I wonder, though: Could I take 25 (okay, 13) live four-sided two-fers in a row by a band I love -- say, the Replacements or the Who or Costello or Randy Newman or Sly and the Family Stone or AC/DC or the Jam or X? Doubt it. Being a fan doesn't mean you need to be obsessive; it means you explore your options, safe and secure in the knowledge that you can return to your favorites when everything else proves, at least for the moment, a little disappointing. At the end of the day, yeah, I might listen to "I Think It's Going to Rain Today" or "Unsatisfied" or "I Don't Want to Go to Chelsea," but that's only because I spent the whole afternoon trying on a whole bunch of other shit to see if it fit. I want to hear different things every day, not the same thing all day. I have my favorites, but the beauty of rock 'n' roll is that they can be replaced at any moment.
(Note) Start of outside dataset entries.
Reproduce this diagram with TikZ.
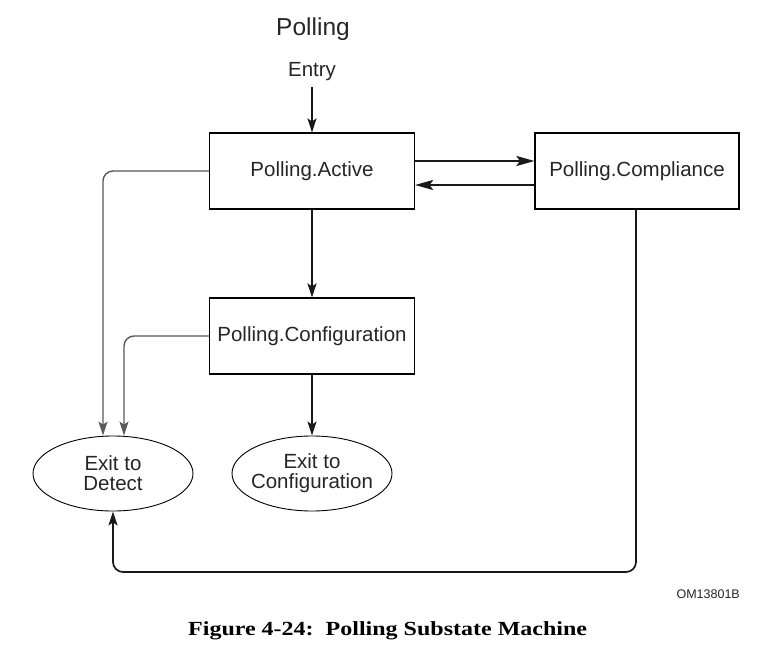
\documentclass[tikz,border=0pt]{standalone}
\usepackage{fontspec}
\setmainfont{Liberation Sans}
\newfontfamily\capfont[FakeStretch=1.2]{Liberation Serif}
\usetikzlibrary{arrows.meta,shapes.geometric,calc}
\begin{document}
\begin{tikzpicture}[x=1pt,y=-1pt,
  lbl/.style={font=\fontsize{20.5}{20}\selectfont, text=black!85},
  statebox/.style={draw, line width=1.2pt, minimum width=205pt, minimum height=76pt, inner sep=0pt, lbl},
  exitnode/.style={draw, ellipse, line width=0.9pt, minimum width=160pt, minimum height=75pt, inner xsep=-8pt, inner ysep=0pt, align=center, lbl},
  arr/.style={line width=1.7pt, black!90, -{Stealth[length=14pt,width=9pt,inset=3pt]}},
  harr/.style={line width=2.2pt, black!90, -{Stealth[length=18pt,width=10pt,inset=3.5pt]}},
  garr/.style={line width=1.4pt, black!65, rounded corners=10pt, -{Stealth[length=14pt,width=9pt,inset=3pt]}},
]
\useasboundingbox (0,0) rectangle (775,668);
\fill[white] (0,0) rectangle (775,668);

\node[font=\fontsize{24.5}{26}\selectfont, text=black!85, anchor=base, inner sep=0pt] (title) at (313,36) {Polling};
\node[lbl, anchor=base, inner sep=0pt] (entry) at (312,77) {Entry};

\node[statebox] (active) at (312,171) {Polling.Active};
\node[statebox, minimum width=204pt] (compliance) at (637,171) {Polling.Compliance};
\node[statebox] (config) at (312,336) {Polling.Configuration};

\node[exitnode] (detect) at (113,473.5) {Exit to\\Detect};
\node[exitnode] (exitcfg) at (312,473.5) {Exit to\\Configuration};

\coordinate (low) at (113,572);

\draw[arr, shorten <=6pt] (entry.south) -- (active.north);
\draw[harr] ([yshift=10pt]active.east) -- ([yshift=10pt]compliance.west);
\draw[harr] ([yshift=-14pt]compliance.west) -- ([yshift=-14pt]active.east);
\draw[arr] (active.south) -- (config.north);
\draw[arr] (config.south) -- (exitcfg.north);
\draw[garr] (active.west) -| ([xshift=-10pt]detect.north);
\draw[garr] (config.west) -| ([xshift=11pt]detect.north);
\draw[arr, rounded corners=10pt] ([xshift=-1pt]compliance.south) |- (low) -- (detect.south);

\node[font=\fontsize{12.5}{13}\selectfont, text=black!85, anchor=base east, inner sep=0pt] (om) at (740,598) {OM13801B};
\node[font=\capfont\bfseries\fontsize{20}{22}\selectfont, anchor=base west, inner sep=0pt] (cap) at (188,635) {Figure 4-24:\ \ Polling Substate Machine};
\end{tikzpicture}
\end{document}
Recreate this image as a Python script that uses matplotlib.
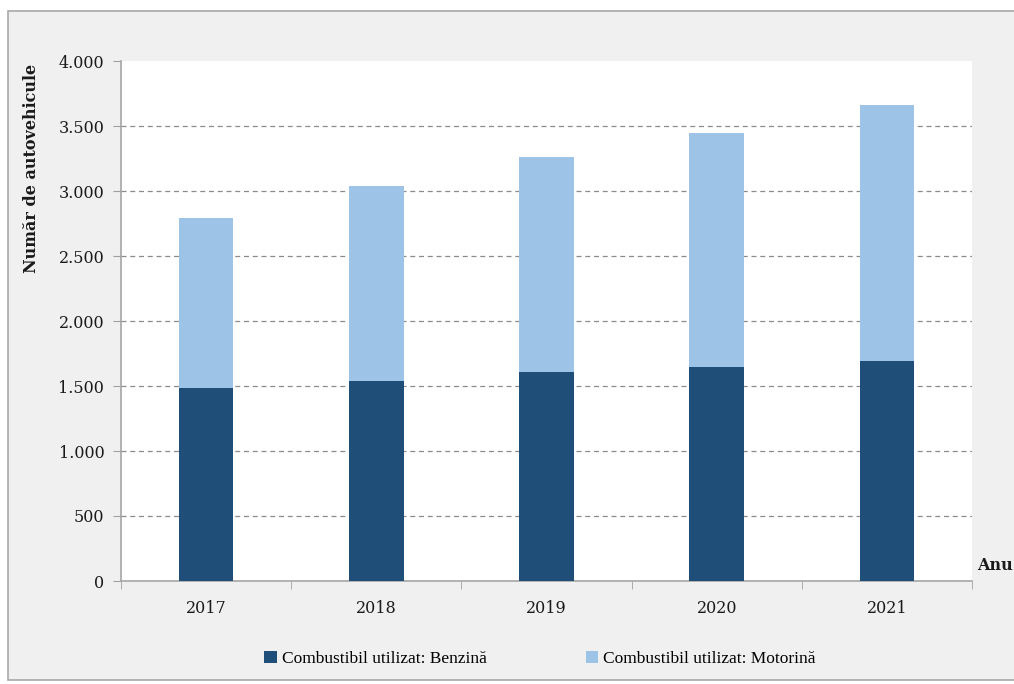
import numpy as np
import matplotlib.pyplot as plt
from matplotlib.patches import Rectangle
from matplotlib.ticker import FuncFormatter, FixedLocator

years = ["2017", "2018", "2019", "2020", "2021"]
benzina = [1482, 1535, 1610, 1648, 1692]
motorina = [1307, 1502, 1653, 1795, 1968]

dark = "#1f4e79"
light = "#9dc3e6"

fig = plt.figure(figsize=(10.14, 6.84), dpi=100)
fig.patch.set_facecolor("white")

# gray chart frame behind everything
fig.patches.append(Rectangle((8 / 1014, 4 / 684), 1.0, 1 - 15 / 684,
                             transform=fig.transFigure, facecolor="#f0f0f0",
                             edgecolor="#a8a8a8", linewidth=1.2, zorder=-10))

ax = fig.add_axes([121 / 1014, 1 - 581 / 684, 851 / 1014, 520 / 684])
ax.set_facecolor("white")

x = np.arange(len(years))
ax.bar(x, benzina, width=0.32, color=dark, label="Combustibil utilizat: Benzină", zorder=3)
ax.bar(x, motorina, width=0.32, bottom=benzina, color=light,
       label="Combustibil utilizat: Motorină", zorder=3)

ax.set_xlim(-0.5, len(years) - 0.5)
ax.set_ylim(0, 4000)
yt = np.arange(0, 4001, 500)
ax.set_yticks(yt)
ax.yaxis.set_major_formatter(FuncFormatter(lambda v, p: f"{int(v):,}".replace(",", ".")))
for v in yt[1:-1]:
    ax.axhline(v, color="#8c8c8c", linestyle=(0, (4, 3)), linewidth=0.9, zorder=1)

ax.set_xticks(x)
ax.set_xticklabels(years)
ax.xaxis.set_minor_locator(FixedLocator(np.arange(-0.5, len(years), 1.0)))
ax.tick_params(axis="x", which="major", length=0, pad=14)
ax.tick_params(axis="x", which="minor", length=6, color="#a0a0a0", direction="out")
ax.tick_params(axis="y", length=6, color="#a0a0a0", direction="out", pad=6)

for lab in ax.get_xticklabels() + ax.get_yticklabels():
    lab.set_fontfamily("DejaVu Serif")
    lab.set_fontsize(11.5)
    lab.set_color("#1a1a1a")

for s in ["top", "right"]:
    ax.spines[s].set_visible(False)
for s in ["left", "bottom"]:
    ax.spines[s].set_color("#a6a6a6")
    ax.spines[s].set_linewidth(1.2)

fig.text(32 / 1014, 1 - 168 / 684, "Număr de autovehicule", rotation=90,
         ha="center", va="center", fontsize=11.5, fontweight="bold",
         family="DejaVu Serif", color="#1a1a1a")
fig.text(977 / 1014, 1 - 566 / 684, "Anu", ha="left", va="center",
         fontsize=11.5, fontweight="bold", family="DejaVu Serif", color="#1a1a1a")

fig.legend(loc="center", bbox_to_anchor=(540 / 1014, 1 - 659 / 684), ncol=2,
           frameon=False, handlelength=0.7, handleheight=0.7, handletextpad=0.3,
           columnspacing=5.7, prop={"family": "Liberation Serif", "size": 12.5})

fig.savefig("out.png", dpi=100)
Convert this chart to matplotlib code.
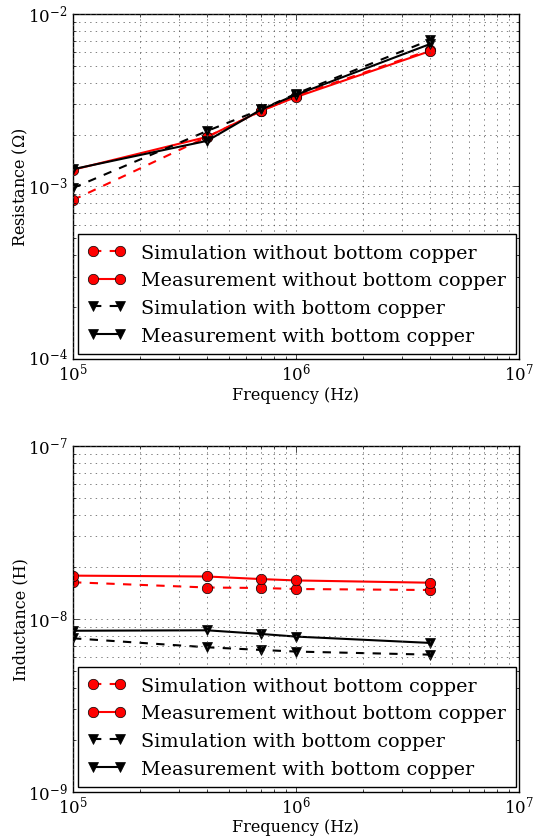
import numpy as np
import matplotlib
matplotlib.use('Agg')
from matplotlib import pyplot as plt
from matplotlib.ticker import NullFormatter

plt.style.use('classic')
plt.rcParams['font.family'] = ['DejaVu Serif']
plt.rcParams['mathtext.fontset'] = 'dejavuserif'

# frequencies (Hz)
freq = [1e5, 4e5, 7e5, 1e6, 4e6]

# resistance (Ohm)
res_sim_without = [8.35e-4, 1.94e-3, 2.74e-3, 3.35e-3, 6.18e-3]
res_meas_without = [1.25e-3, 1.94e-3, 2.75e-3, 3.30e-3, 6.10e-3]
res_sim_with = [9.8e-4, 2.10e-3, 2.80e-3, 3.45e-3, 7.07e-3]
res_meas_with = [1.26e-3, 1.84e-3, 2.80e-3, 3.40e-3, 6.70e-3]

# inductance (H)
ind_sim_without = [1.63e-8, 1.52e-8, 1.51e-8, 1.49e-8, 1.47e-8]
ind_meas_without = [1.78e-8, 1.76e-8, 1.70e-8, 1.67e-8, 1.62e-8]
ind_sim_with = [7.73e-9, 6.86e-9, 6.62e-9, 6.48e-9, 6.22e-9]
ind_meas_with = [8.55e-9, 8.6e-9, 8.19e-9, 7.91e-9, 7.27e-9]

labels = ['Simulation without bottom copper',
          'Measurement without bottom copper',
          'Simulation with bottom copper',
          'Measurement with bottom copper']

fig = plt.figure(figsize=(5.37, 8.37), dpi=100)
fig.patch.set_facecolor('white')

ax1 = fig.add_axes([0.136, 0.570, 0.830, 0.412])
ax2 = fig.add_axes([0.136, 0.0526, 0.830, 0.4134])


def draw(ax, data, ylabel, ylim, xlab_y):
    ax.loglog(freq, data[0], 'r--o', lw=1.5, ms=7.5, label=labels[0])
    ax.loglog(freq, data[1], 'r-o', lw=1.5, ms=7.5, label=labels[1])
    ax.loglog(freq, data[2], 'k--v', lw=1.5, ms=7.5, label=labels[2])
    ax.loglog(freq, data[3], 'k-v', lw=1.5, ms=7.5, label=labels[3])
    ax.set_xlim(1e5, 1e7)
    ax.set_ylim(*ylim)
    ax.grid(True, which='both', linestyle=':', color='0.3')
    ax.yaxis.set_minor_formatter(NullFormatter())
    ax.xaxis.set_minor_formatter(NullFormatter())
    ax.set_xlabel('Frequency (Hz)', fontsize=11.5)
    ax.set_ylabel(ylabel, fontsize=11.5)
    ax.xaxis.set_label_coords(0.5, xlab_y)
    ax.yaxis.set_label_coords(-0.097, 0.5)
    ax.tick_params(labelsize=12)
    ax.tick_params(axis='x', which='major', pad=2)
    ax.legend(loc='lower left', numpoints=2, fontsize=13.8, fancybox=False,
              borderaxespad=0.25, handlelength=2.0, labelspacing=0.5,
              borderpad=0.5)


draw(ax1, [res_sim_without, res_meas_without, res_sim_with, res_meas_with],
     'Resistance ($\\Omega$)', (1e-4, 1e-2), -0.08)
draw(ax2, [ind_sim_without, ind_meas_without, ind_sim_with, ind_meas_with],
     'Inductance (H)', (1e-9, 1e-7), -0.075)

fig.savefig('out.png', dpi=100, facecolor='white')
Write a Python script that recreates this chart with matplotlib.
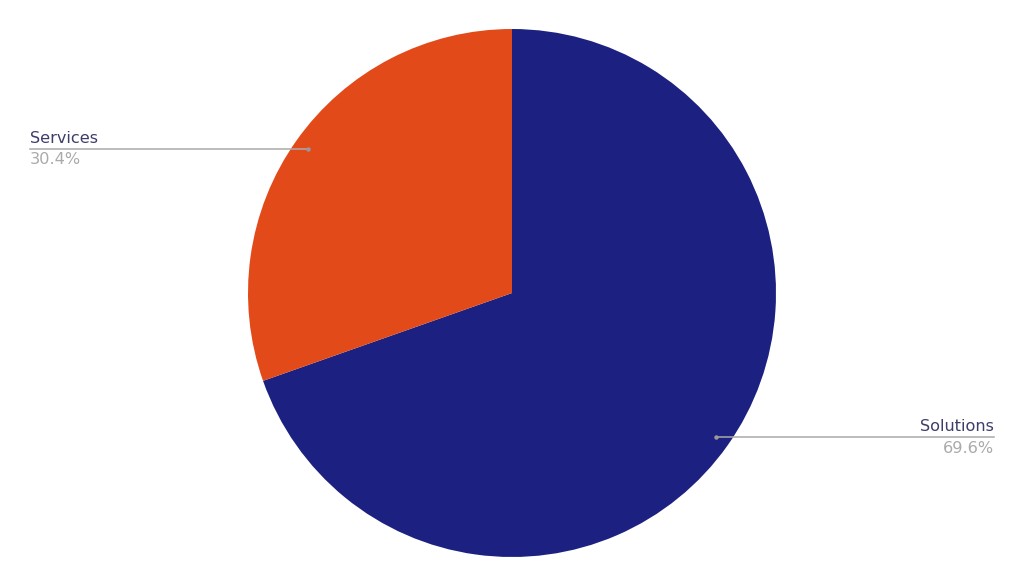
import numpy as np
import matplotlib
matplotlib.use("Agg")
import matplotlib.pyplot as plt

labels = ["Solutions", "Services"]
shares = [69.6, 30.4]
colors = ["#1c2181", "#e34a19"]

W, H = 1024, 586
fig = plt.figure(figsize=(W / 100, H / 100), dpi=100)
ax = fig.add_axes([0, 0, 1, 1])
ax.set_xlim(0, W)
ax.set_ylim(0, H)
ax.set_aspect("equal")
ax.axis("off")

cx, cy, r = 512, 293, 264
wedges, _ = ax.pie(shares, colors=colors, startangle=90, counterclock=False,
                   center=(cx, cy), radius=r,
                   wedgeprops=dict(linewidth=0))
ax.set_xlim(0, W)
ax.set_ylim(0, H)

for w, lab, val in zip(wedges, labels, shares):
    mid = np.deg2rad((w.theta1 + w.theta2) / 2)
    px = cx + 0.947 * r * np.cos(mid)
    py = cy + 0.947 * r * np.sin(mid)
    if np.cos(mid) < 0:
        ex, ha = 30, "left"
    else:
        ex, ha = W - 30, "right"
    ax.plot([px, ex], [py, py], color="#aaaaaa", lw=1.1, zorder=3)
    ax.plot([px], [py], "o", color="#999999", ms=2.2, zorder=4)
    ax.text(ex, py + 3, lab, ha=ha, va="bottom", fontsize=11.6, color="#3d3d6b")
    ax.text(ex, py - 3.5, f"{val}%", ha=ha, va="top", fontsize=11.6, color="#aaaaaa")

fig.savefig("out.png", dpi=100, facecolor="white")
There's something sick and cynical about the release of 25 live albums, which sell for anywhere between $12 (Amazon) and $17 (Borders). They know the diehards are gonna buy every single one; they're Eddie-whipped. And even if they buy three, four, five, PJ rakes in a tidy sum -- especially since the discs are packaged like giveaway product, in cheap cardboard. God forbid they weed through the dross (and there's plenty, even if you're a fan) and pick out the best "Fuckin' Up" or best "rearviewmirror" instead of subjecting the fans to this greedy game of Russian roulette (God forbid some kid blow his allowance on the Landgraaf disc, with its aggressively shitty version of "Even Flow"). I understand the desire to head off the bootleggers -- somewhere in my collection of boots, I even have a double-disc PJ show from 1994, bought for the Who covers (dunno why) -- but wouldn't a, oh, triple-disc best-of-Europe collection have done the same thing? Then they could have stuck the dross on a Web site, allowed fans the chance to preview selected cuts, then made the MP3s available for 99 cents a download. Seems more practical -- and more fan-friendly, despite the gesture of making these available in bulk. Or how about selling all 25 in a marked-down bargain-priced box, at the very least: You want them all? Give us $150, and you get all 50 discs. The band still makes a nice profit, the fans get the whole set (with, ya know, multiple versions of the same songs), and the bootleggers are stopped dead in their greedy little tracks. Who's greedy now, Eddie?